### TASK PROMPT
Quote all of the data that follows exactly as written, skipping the images.

### AVAILABLE DATA
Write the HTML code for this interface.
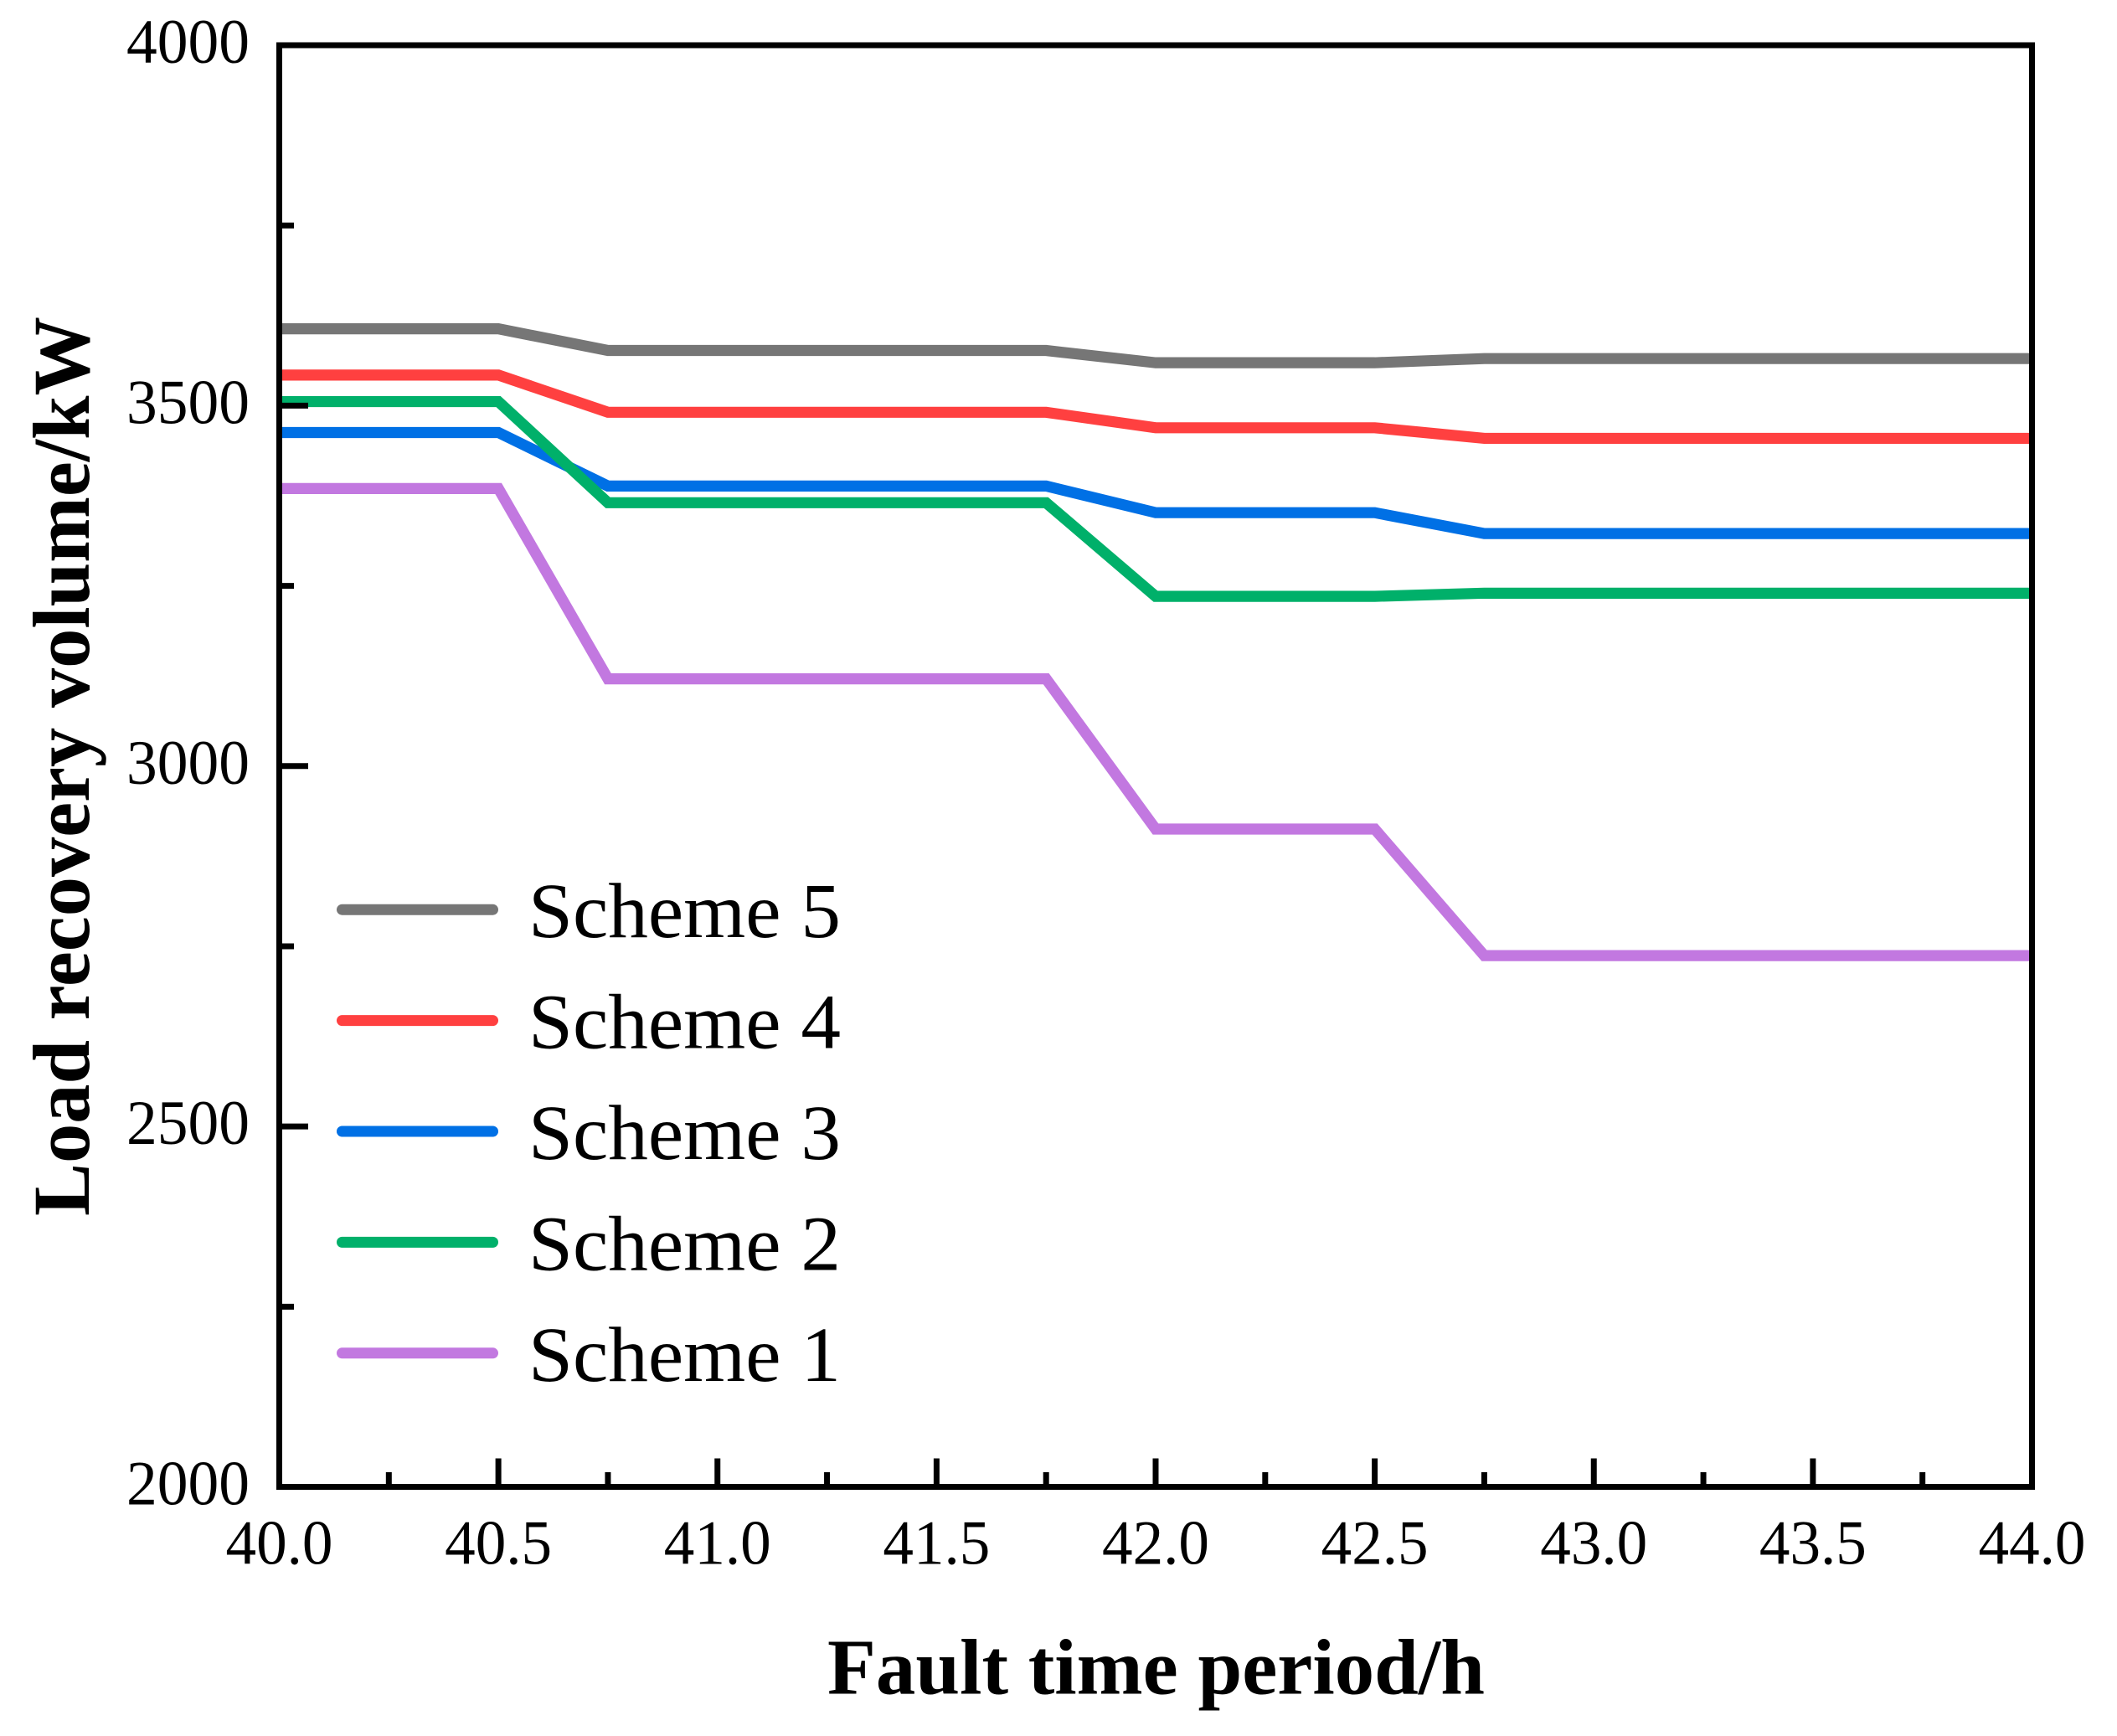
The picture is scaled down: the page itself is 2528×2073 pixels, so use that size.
<!DOCTYPE html>
<html lang="en">
<head>
<meta charset="utf-8">
<title>Load recovery volume chart</title>
<style>
html,body{margin:0;padding:0;background:#fff;}
svg{display:block;}
text{font-family:"Liberation Serif",serif;fill:#000;}
</style>
</head>
<body>
<svg id="chart" xmlns="http://www.w3.org/2000/svg" width="2528" height="2073" viewBox="0 0 2528 2073">
  <rect x="0" y="0" width="2528" height="2073" fill="#fff"/>
  <g id="series-layer"></g>
  <g id="axis-layer"></g>
  <g id="legend-layer"></g>
  <text x="988" y="2022.5" font-size="94" font-weight="bold" textLength="785" lengthAdjust="spacingAndGlyphs">Fault time period/h</text>
  <text transform="translate(106,1452) rotate(-90)" x="0" y="0" font-size="96" font-weight="bold" textLength="1074" lengthAdjust="spacingAndGlyphs">Load recovery volume/kW</text>
</svg>
<script>
const timePoints = [40, 40.5, 40.75, 41.75, 42, 42.5, 42.75, 44];
const scheme5 = [3606.6, 3606.6, 3576.5, 3576.5, 3559.5, 3559.5, 3565.3, 3565.3];
const scheme4 = [3542.4, 3542.4, 3490.8, 3490.8, 3469.3, 3469.3, 3454.6, 3454.6];
const scheme3 = [3462.7, 3462.7, 3388.5, 3388.5, 3351.5, 3351.5, 3322.5, 3322.5];
const scheme2 = [3505.6, 3505.6, 3365.3, 3365.3, 3235.4, 3235.4, 3239.8, 3239.8];
const scheme1 = [3385.0, 3385.0, 3121.0, 3121.0, 2912.6, 2912.6, 2737.0, 2737.0];
const seriesNames = ["Scheme 5", "Scheme 4", "Scheme 3", "Scheme 2", "Scheme 1"];
const seriesColors = ["#767676", "#FF4040", "#0070E5", "#00B06A", "#C278E0"];
const xMajorTicks = [40, 40.5, 41, 41.5, 42, 42.5, 43, 43.5, 44];
const xMinorTicks = [40.25, 40.75, 41.25, 41.75, 42.25, 42.75, 43.25, 43.75];
const xTickLabels = ["40.0", "40.5", "41.0", "41.5", "42.0", "42.5", "43.0", "43.5", "44.0"];
const yMajorTicks = [2000, 2500, 3000, 3500, 4000];
const yMinorTicks = [2250, 2750, 3250, 3750];
const yTickLabels = ["2000", "2500", "3000", "3500", "4000"];

const allSeries = [scheme5, scheme4, scheme3, scheme2, scheme1];
const NS = "http://www.w3.org/2000/svg";
const plotLeft = 333.5, plotRight = 2426.5, plotTop = 54, plotBottom = 1775.5;
const xMin = 40, xMax = 44, yMin = 2000, yMax = 4000;

function xScale(v) { return plotLeft + (v - xMin) / (xMax - xMin) * (plotRight - plotLeft); }
function yScale(v) { return plotBottom - (v - yMin) / (yMax - yMin) * (plotBottom - plotTop); }

function mk(tag, attrs, parent) {
  const el = document.createElementNS(NS, tag);
  for (const k in attrs) el.setAttribute(k, attrs[k]);
  parent.appendChild(el);
  return el;
}

const seriesLayer = document.getElementById("series-layer");
const axisLayer = document.getElementById("axis-layer");
const legendLayer = document.getElementById("legend-layer");

allSeries.forEach(function (vals, i) {
  const pts = vals.map(function (v, j) { return xScale(timePoints[j]).toFixed(2) + "," + yScale(v).toFixed(2); }).join(" ");
  const line = mk("polyline", { points: pts, fill: "none", stroke: seriesColors[i], "stroke-width": 13.2, "stroke-linejoin": "miter" }, seriesLayer);
  
  
});

const frame = mk("rect", { x: plotLeft, y: plotTop, width: plotRight - plotLeft, height: plotBottom - plotTop, fill: "none", stroke: "#000", "stroke-width": 7 }, axisLayer);



xMajorTicks.forEach(function (v, i) {
  const x = xScale(v);
  const t = mk("line", { x1: x, x2: x, y1: plotBottom, y2: plotBottom - 34, stroke: "#000", "stroke-width": 7 }, axisLayer);
  
  
  const lb = mk("text", { x: x, y: 1867.5, "font-size": 75, "text-anchor": "middle", textLength: 128, lengthAdjust: "spacingAndGlyphs" }, axisLayer);
  
  
  lb.textContent = xTickLabels[i];
});
xMinorTicks.forEach(function (v) {
  const x = xScale(v);
  const t = mk("line", { x1: x, x2: x, y1: plotBottom, y2: plotBottom - 17.5, stroke: "#000", "stroke-width": 7 }, axisLayer);
  
  
});
yMajorTicks.forEach(function (v, i) {
  const y = yScale(v);
  const t = mk("line", { x1: plotLeft, x2: plotLeft + 34.5, y1: y, y2: y, stroke: "#000", "stroke-width": 7 }, axisLayer);
  
  
  const lb = mk("text", { x: 298, y: y + 21, "font-size": 75, "text-anchor": "end", textLength: 147, lengthAdjust: "spacingAndGlyphs" }, axisLayer);
  
  
  lb.textContent = yTickLabels[i];
});
yMinorTicks.forEach(function (v) {
  const y = yScale(v);
  const t = mk("line", { x1: plotLeft, x2: plotLeft + 17.5, y1: y, y2: y, stroke: "#000", "stroke-width": 7 }, axisLayer);
  
  
});

seriesNames.forEach(function (name, i) {
  const rowY = 1086.2 + i * 132.4;
  const swatch = mk("line", { x1: 408.5, x2: 588.5, y1: rowY, y2: rowY, stroke: seriesColors[i], "stroke-width": 13, "stroke-linecap": "round" }, legendLayer);
  
  
  const label = mk("text", { x: 631, y: rowY + 33, "font-size": 93, textLength: 373, lengthAdjust: "spacingAndGlyphs" }, legendLayer);
  
  
  label.textContent = name;
});
</script>
</body>
</html>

### ANSWER IN FULL
Write the HTML code for this interface.
The picture is scaled down: the page itself is 2528×2073 pixels, so use that size.
<!DOCTYPE html>
<html lang="en">
<head>
<meta charset="utf-8">
<title>Load recovery volume chart</title>
<style>
html,body{margin:0;padding:0;background:#fff;}
svg{display:block;}
text{font-family:"Liberation Serif",serif;fill:#000;}
</style>
</head>
<body>
<svg id="chart" xmlns="http://www.w3.org/2000/svg" width="2528" height="2073" viewBox="0 0 2528 2073">
  <rect x="0" y="0" width="2528" height="2073" fill="#fff"/>
  <g id="series-layer"></g>
  <g id="axis-layer"></g>
  <g id="legend-layer"></g>
  <text x="988" y="2022.5" font-size="94" font-weight="bold" textLength="785" lengthAdjust="spacingAndGlyphs">Fault time period/h</text>
  <text transform="translate(106,1452) rotate(-90)" x="0" y="0" font-size="96" font-weight="bold" textLength="1074" lengthAdjust="spacingAndGlyphs">Load recovery volume/kW</text>
</svg>
<script>
const timePoints = [40, 40.5, 40.75, 41.75, 42, 42.5, 42.75, 44];
const scheme5 = [3606.6, 3606.6, 3576.5, 3576.5, 3559.5, 3559.5, 3565.3, 3565.3];
const scheme4 = [3542.4, 3542.4, 3490.8, 3490.8, 3469.3, 3469.3, 3454.6, 3454.6];
const scheme3 = [3462.7, 3462.7, 3388.5, 3388.5, 3351.5, 3351.5, 3322.5, 3322.5];
const scheme2 = [3505.6, 3505.6, 3365.3, 3365.3, 3235.4, 3235.4, 3239.8, 3239.8];
const scheme1 = [3385.0, 3385.0, 3121.0, 3121.0, 2912.6, 2912.6, 2737.0, 2737.0];
const seriesNames = ["Scheme 5", "Scheme 4", "Scheme 3", "Scheme 2", "Scheme 1"];
const seriesColors = ["#767676", "#FF4040", "#0070E5", "#00B06A", "#C278E0"];
const xMajorTicks = [40, 40.5, 41, 41.5, 42, 42.5, 43, 43.5, 44];
const xMinorTicks = [40.25, 40.75, 41.25, 41.75, 42.25, 42.75, 43.25, 43.75];
const xTickLabels = ["40.0", "40.5", "41.0", "41.5", "42.0", "42.5", "43.0", "43.5", "44.0"];
const yMajorTicks = [2000, 2500, 3000, 3500, 4000];
const yMinorTicks = [2250, 2750, 3250, 3750];
const yTickLabels = ["2000", "2500", "3000", "3500", "4000"];

const allSeries = [scheme5, scheme4, scheme3, scheme2, scheme1];
const NS = "http://www.w3.org/2000/svg";
const plotLeft = 333.5, plotRight = 2426.5, plotTop = 54, plotBottom = 1775.5;
const xMin = 40, xMax = 44, yMin = 2000, yMax = 4000;

function xScale(v) { return plotLeft + (v - xMin) / (xMax - xMin) * (plotRight - plotLeft); }
function yScale(v) { return plotBottom - (v - yMin) / (yMax - yMin) * (plotBottom - plotTop); }

function mk(tag, attrs, parent) {
  const el = document.createElementNS(NS, tag);
  for (const k in attrs) el.setAttribute(k, attrs[k]);
  parent.appendChild(el);
  return el;
}

const seriesLayer = document.getElementById("series-layer");
const axisLayer = document.getElementById("axis-layer");
const legendLayer = document.getElementById("legend-layer");

allSeries.forEach(function (vals, i) {
  const pts = vals.map(function (v, j) { return xScale(timePoints[j]).toFixed(2) + "," + yScale(v).toFixed(2); }).join(" ");
  const line = mk("polyline", { points: pts, fill: "none", stroke: seriesColors[i], "stroke-width": 13.2, "stroke-linejoin": "miter" }, seriesLayer);
  
  
});

const frame = mk("rect", { x: plotLeft, y: plotTop, width: plotRight - plotLeft, height: plotBottom - plotTop, fill: "none", stroke: "#000", "stroke-width": 7 }, axisLayer);



xMajorTicks.forEach(function (v, i) {
  const x = xScale(v);
  const t = mk("line", { x1: x, x2: x, y1: plotBottom, y2: plotBottom - 34, stroke: "#000", "stroke-width": 7 }, axisLayer);
  
  
  const lb = mk("text", { x: x, y: 1867.5, "font-size": 75, "text-anchor": "middle", textLength: 128, lengthAdjust: "spacingAndGlyphs" }, axisLayer);
  
  
  lb.textContent = xTickLabels[i];
});
xMinorTicks.forEach(function (v) {
  const x = xScale(v);
  const t = mk("line", { x1: x, x2: x, y1: plotBottom, y2: plotBottom - 17.5, stroke: "#000", "stroke-width": 7 }, axisLayer);
  
  
});
yMajorTicks.forEach(function (v, i) {
  const y = yScale(v);
  const t = mk("line", { x1: plotLeft, x2: plotLeft + 34.5, y1: y, y2: y, stroke: "#000", "stroke-width": 7 }, axisLayer);
  
  
  const lb = mk("text", { x: 298, y: y + 21, "font-size": 75, "text-anchor": "end", textLength: 147, lengthAdjust: "spacingAndGlyphs" }, axisLayer);
  
  
  lb.textContent = yTickLabels[i];
});
yMinorTicks.forEach(function (v) {
  const y = yScale(v);
  const t = mk("line", { x1: plotLeft, x2: plotLeft + 17.5, y1: y, y2: y, stroke: "#000", "stroke-width": 7 }, axisLayer);
  
  
});

seriesNames.forEach(function (name, i) {
  const rowY = 1086.2 + i * 132.4;
  const swatch = mk("line", { x1: 408.5, x2: 588.5, y1: rowY, y2: rowY, stroke: seriesColors[i], "stroke-width": 13, "stroke-linecap": "round" }, legendLayer);
  
  
  const label = mk("text", { x: 631, y: rowY + 33, "font-size": 93, textLength: 373, lengthAdjust: "spacingAndGlyphs" }, legendLayer);
  
  
  label.textContent = name;
});
</script>
</body>
</html>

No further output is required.